From what one can make out, the Kyrgyz authorities probably suspect that the US aid workers are involved in some sort of covert activities and want them to leave and Washington would have got wind of it in advance.

Curiously, on July 16, Kyrgyz security forces killed six alleged Islamic State [IS] terrorists and detained five others in two shootouts in the capital city of Bishkek. Four Kyrgyz security personnel were wounded in the encounter, which lasted for over an hour. The Kyrgyz authorities have since said in a statement that the terrorists were planning to attack the Russian military base in Kant.

The Bishkek bazaar is full of rumors that the IS has made its appearance in the steppes as the geopolitical tool of the US in the great game in Central Asia.

But then, why would Kyrgyzstan become eligible as a “frontline state” in the great game in Central Asia? One reason could be that the country genuinely qualifies to be a battleground for influence for the big powers. Kyrgyzstan was once in the US orbit (following the “Tulip revolution” and the regime change in 2005), and although it is now regarded as an ally of Russia and has joined the Eurasia Economic Union [EEU], there are still enduring pockets of US influence in that country among the so-called “civil society” and the NGOs, which makes it also the weakest link within the EEU (and the Shanghai Cooperation Organization.)

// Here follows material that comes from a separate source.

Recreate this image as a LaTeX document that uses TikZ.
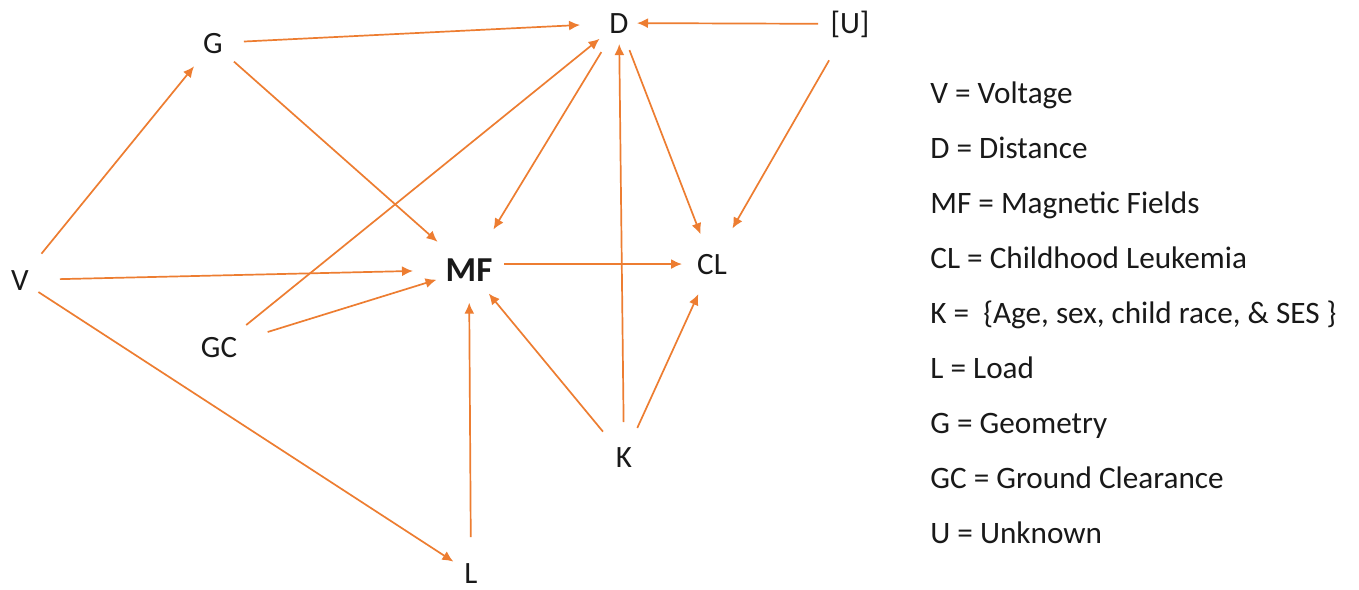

Of course, Kyrgyzstan’s geography is highly strategic. It extends into the Ferghana Valley, which is a hotbed of radical Islamist ideology, and it also shares a border with China’s Xinjiang province. In fact, there is a sizeable Uighur diaspora living in Kyrgyzstan.

To be sure, the loss of influence in Central Asia in the recent decade has prompted Washington to reset the compass of US diplomacy towards the region. In Central Asia, there is no crowbar more lethal than the human rights issue to put pressure on the authoritarian regimes in the region.

The human rights issue has popular resonance, and by championing it, the US can project itself to be on “the right side of history – unlike Russia or China.

The first signs of this tactical shift in the US’ Central Asia diplomacy became available in a speech made by Robert Berschinski, Deputy Assistant Secretary, Bureau of Democracy, Human Rights, and Labor in the US State Department. Speaking at the Tom Lantos Human Rights Commission in Washington a month ago in a testimony titled as “Civil and Political Rights in Uzbekistan and Central Asia”, Berschinski gave a gloomy picture of the human rights record of the Central Asian regimes, going to the extraordinary extent of casting doubt on the legitimacy of the re-election recently of the presidents of Kazakhstan and Uzbekistan, Nurusultan Nazarbayev and Islam Karimov.

Berschinski brought in a compelling argument that the human rights situation in Central Asia impacts international security insofar as the absence of religious freedom and a democratic opposition actually engender the rise of extremist groups in the region.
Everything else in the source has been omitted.